Graded: 1.8, 1.10, 1.28, 1.36, 1.48, 1.50, 1.56, 1.70 (use the library(openintro); data(heartTr) to load the data)

#1.8 Smoking habits of UK residents: - 
#a) Each row in the matrix represents a case. 
#b) 1691
#c) age: Numerical Discrete
#   grossIncome: Numerical Continuous
#   amtWeekend: Numerical Discrete 
#   amtWeekdays: Numerical Discrete 
#   Sex:  Categorical nominal 
#   Martial: Categorical Ordinal
#   smoke: Categorical Ordinal
#1.10 Cheaters, scope of inference.
#a) Population of Interest : Cheaters
#     Sample : 160 children between the ages of 5 and 15.
#b) This study cannot be generalized as causal relationship cannot be established, This is an example of observational study.
#1.28 Reading the paper.
#a)  Information in the article show strong relationship between the smokers and people who are have dementia. Study proves people who smoke more are more prone to dementia /Alzheimer / Vascular dementia. This study can be classified as an Observational study as it puts a question mark on any causal relation ship between smokers and Dementia. 
#b)  This is example of an Observational study, as  causal relationship between (Sleep disorders & Bullying) variables  cannot be considered. But study show relationship between bullying and sleep disorders.
#1.36 Exercise and mental health.

#a) This is experimental study
#b) Treatment group : people who do exercise twice a week
#   Control group : people who will remain as they are now.
#c) Blocking variable is Exercise
#d) No
#e) I agree study establishes causal relationship between exercise and mental health.
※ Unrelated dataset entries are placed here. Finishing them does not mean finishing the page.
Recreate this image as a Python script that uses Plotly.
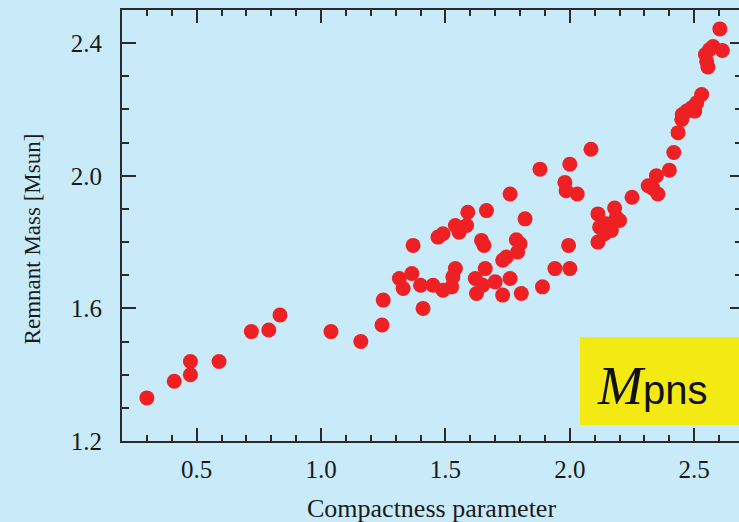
import plotly.graph_objects as go

compactness = [
    0.30, 0.41, 0.475, 0.475, 0.59, 0.72, 0.79, 0.835, 1.04, 1.16,
    1.245, 1.25, 1.315, 1.33, 1.365, 1.37, 1.41, 1.40, 1.45, 1.49,
    1.525, 1.53, 1.54, 1.47, 1.49, 1.54, 1.585, 1.555, 1.59, 1.665,
    1.645, 1.655, 1.62, 1.65, 1.625, 1.66, 1.70, 1.73, 1.76, 1.805,
    1.89, 1.73, 1.745, 1.79, 1.785, 1.80, 1.82, 1.76, 1.88, 1.94,
    2.00, 1.995, 1.98, 1.985, 2.00, 2.03, 2.085,
    2.113, 2.18, 2.20, 2.12, 2.167, 2.113, 2.147, 2.187, 2.14,
    2.25, 2.315, 2.348, 2.354, 2.334, 2.40, 2.418, 2.435, 2.45, 2.452,
    2.47, 2.49, 2.502, 2.51, 2.53, 2.55, 2.555, 2.545, 2.562, 2.576,
    2.613, 2.603,
]
remnant_mass = [
    1.33, 1.38, 1.44, 1.40, 1.44, 1.53, 1.535, 1.58, 1.53, 1.50,
    1.55, 1.625, 1.69, 1.66, 1.705, 1.79, 1.60, 1.67, 1.67, 1.655,
    1.665, 1.695, 1.72, 1.815, 1.825, 1.85, 1.85, 1.83, 1.89, 1.895,
    1.805, 1.79, 1.69, 1.67, 1.645, 1.72, 1.68, 1.64, 1.69, 1.645,
    1.665, 1.745, 1.755, 1.77, 1.807, 1.795, 1.87, 1.945, 2.02, 1.72,
    1.72, 1.79, 1.98, 1.955, 2.035, 1.945, 2.08,
    1.885, 1.903, 1.865, 1.845, 1.835, 1.80, 1.855, 1.874, 1.825,
    1.935, 1.97, 2.00, 1.945, 1.962, 2.017, 2.07, 2.13, 2.17, 2.185,
    2.195, 2.205, 2.195, 2.22, 2.245, 2.345, 2.328, 2.366, 2.381, 2.39,
    2.378, 2.443,
]

x_title = "Compactness parameter"
y_title = "Remnant Mass [Msun]"

BG = "#C9EAF8"
AX = "#2b2b2b"
TXT = "#1a1a1a"
SERIF = "Liberation Serif"

fig = go.Figure()
fig.add_trace(go.Scatter(
    x=compactness, y=remnant_mass, mode="markers",
    marker=dict(color="#EE2024", size=15, line=dict(width=0)),
    showlegend=False,
))
fig.add_trace(go.Scatter(x=[None], y=[None], yaxis="y2", showlegend=False,
                         hoverinfo="skip", mode="markers"))

fig.update_layout(
    width=739, height=522,
    margin=dict(l=122, r=0, t=10, b=81),
    paper_bgcolor=BG, plot_bgcolor=BG,
    xaxis=dict(
        range=[0.2, 2.68], tickmode="linear", tick0=0, dtick=0.5,
        tickformat=".1f",
        ticks="inside", ticklen=13, tickwidth=2, tickcolor=AX,
        showline=True, linewidth=2, linecolor=AX, mirror="ticks",
        showgrid=False, zeroline=False,
        tickfont=dict(family=SERIF, size=25, color=TXT),
        minor=dict(dtick=0.1, tick0=0, ticks="inside", ticklen=6,
                   tickwidth=2, tickcolor=AX, showgrid=False),
        ticklabelstandoff=5,
    ),
    yaxis=dict(
        range=[1.2, 2.5], tickmode="linear", tick0=1.2, dtick=0.4,
        tickformat=".1f",
        ticks="inside", ticklen=14, tickwidth=2, tickcolor=AX,
        showline=True, linewidth=2, linecolor=AX, mirror=False,
        showgrid=False, zeroline=False,
        tickfont=dict(family=SERIF, size=25, color=TXT),
        minor=dict(dtick=0.1, tick0=1.2, ticks="inside", ticklen=7,
                   tickwidth=2, tickcolor=AX, showgrid=False),
        ticklabelstandoff=13,
    ),
    yaxis2=dict(
        range=[1.2, 2.5], overlaying="y", side="right", anchor="x",
        tickmode="linear", tick0=1.2, dtick=0.4, showticklabels=False,
        ticks="inside", ticklen=9, tickwidth=2, tickcolor=AX,
        showline=False, showgrid=False, zeroline=False,
        minor=dict(dtick=0.1, tick0=1.2, ticks="inside", ticklen=4,
                   tickwidth=2, tickcolor=AX, showgrid=False),
    ),
)

fig.add_shape(type="rect", xref="paper", yref="paper",
              x0=0.7423, x1=1.05, y0=0.0371, y1=0.2413,
              fillcolor="#F2EA12", line=dict(width=0), layer="above")

fig.add_annotation(
    xref="paper", yref="paper", x=0.766, y=0.128, xanchor="left", yanchor="middle",
    text="<i><span style='font-family:\"Liberation Serif\"; font-size:54px'>M</span></i>pns",
    font=dict(family="Liberation Sans", size=40, color="#111"), showarrow=False,
)

fig.add_annotation(
    xref="paper", yref="paper", x=0.5024, y=-0.1555, xanchor="center", yanchor="middle",
    text=x_title, font=dict(family=SERIF, size=26, color=TXT), showarrow=False,
)
fig.add_annotation(
    xref="paper", yref="paper", x=-0.1459, y=0.47, xanchor="center", yanchor="middle",
    text=y_title, textangle=-90, font=dict(family=SERIF, size=23, color=TXT),
    showarrow=False,
)

fig.write_html("out.html")
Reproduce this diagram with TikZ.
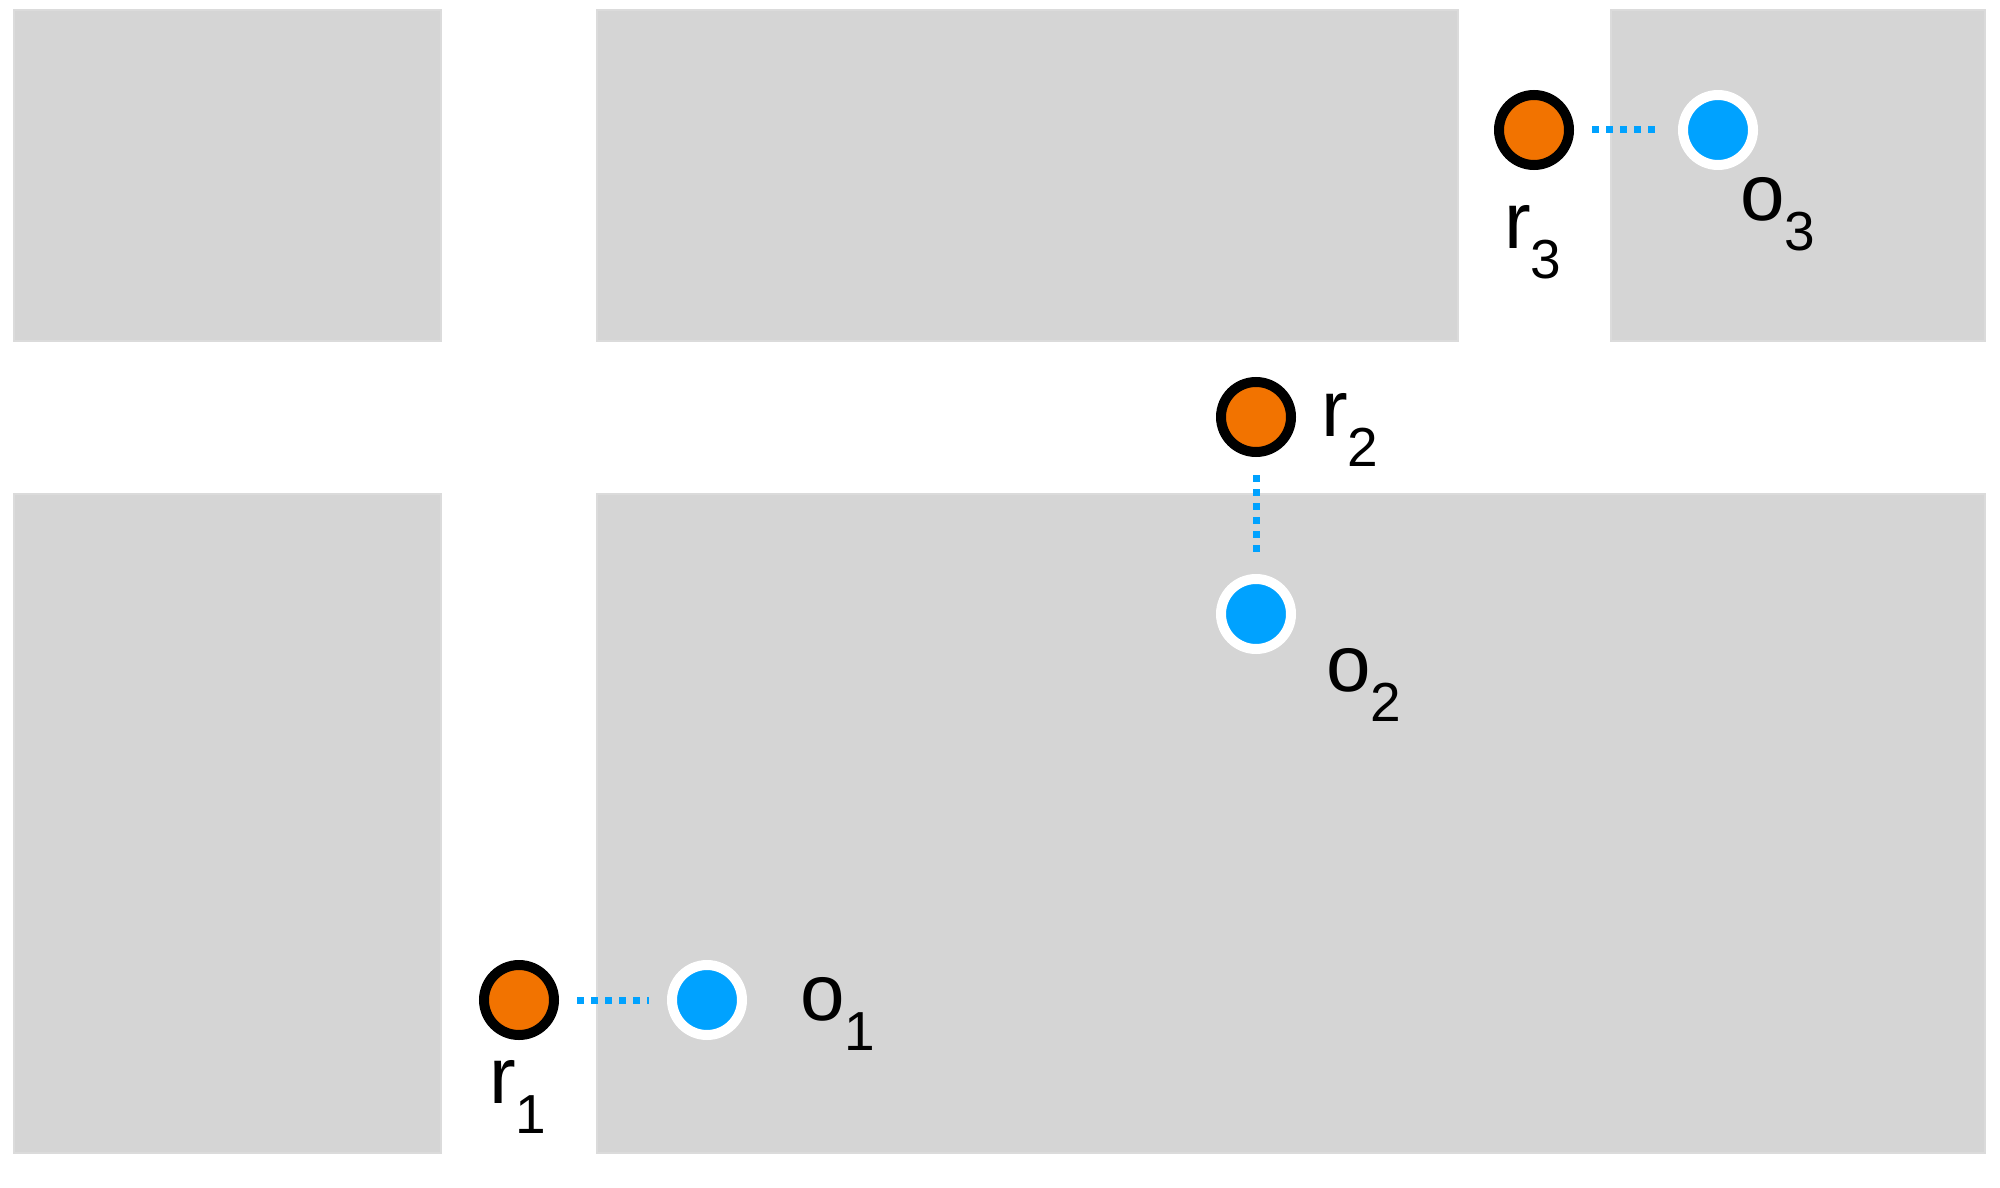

It can be generalized as random samples from stratified were considered.
#f) study could had been based on gender and also further divided into  a)  exercise five times a week b) excercise 2-3 times a week and c) no exercise groups to be more generalized and get clear outcomes.

#1.48
statScores  <- c(57, 66, 69, 71, 72, 73, 74, 77, 78, 78, 79, 79, 81, 81, 82, 83, 83, 88, 89, 94)
statScores
##  [1] 57 66 69 71 72 73 74 77 78 78 79 79 81 81 82 83 83 88 89 94
boxplot(statScores)

summary(statScores)
##    Min. 1st Qu.  Median    Mean 3rd Qu.    Max. 
##   57.00   72.75   78.50   77.70   82.25   94.00
#1.50 Mix-and-match.
#a)  Data in first Histogram is symmetric  and is Bimodal and matches to (1) boxplot
#b) Data in second Histogram is right skewed and is Multimodal and matches to (2) boxplot
#c) Data is third histogram is right skewed and is unimodal and matches to (3) boxplot.


#1.56 Distributions and appropriate statistics, Part II
#a) The data is right skewed, Median is the best way of observe distribution and for variability IQR should be good technique.
#b) The data is symmetric as the 25% of data is below 300000 and if we calculate (1.5*IQR ) + Q3, which comes out to be 1,800,000 it gives us the upper outlier  limit as very few houses are above 1,200,000. And similarly for lower outlier (1.5* IQR ) and then Q1- (1.5*IQR) gives us the lower outlier limit which comes out to be -600,000 thus we can say most of the data lies between the limits thus it is symmetric . Distribution can be observed by Median, and variability can be measured by IQR.
#c) This data is right skewed and Distribution can be measured by mean and SD will be used for variability.
#d) The data is right skewed as salary cannot be negative, and distribution can be measured by mean and SD will be used for variability.


#1.70 Heart transplants.
#a) I agree number of patients who got treatment have survived more than the pateint who were in control section.
#b) Looking at  BoxPlot, it is evident that people who got treatment have more chances to survive.
#c) 

#d)  i) whether treatment is an effective means for survival.
    #  ii) 50% , 50%, 69, 34, 0, from chance alone.
     # iii)  The data is left skewed, which states that treatment is not that effective.



library(openintro) 
## Warning: package 'openintro' was built under R version 3.5.2
## Please visit openintro.org for free statistics materials
## 
## Attaching package: 'openintro'
## The following objects are masked from 'package:datasets':
## 
##     cars, trees
data(heartTr)

NROW(heartTr)
## [1] 103
 controlDied <- subset(heartTr, heartTr$transplant =='control' & heartTr$survived =='dead' )
dim(controlDied)
## [1] 30  8
NROW(controlDied)
## [1] 30
treatmentDied <- subset(heartTr, heartTr$transplant =='treatment' & heartTr$survived =='dead' )
dim(treatmentDied)
## [1] 45  8
nrow(treatmentDied)
## [1] 45
#proportion of control dead 
(NROW(controlDied)/nrow(heartTr))
## [1] 0.2912621
#proportion of treatment dead
(NROW(treatmentDied)/nrow(heartTr))
## [1] 0.4368932
treatmentgrp <- subset(heartTr, heartTr$transplant=='treatment')
nrow(treatmentgrp)
## [1] 69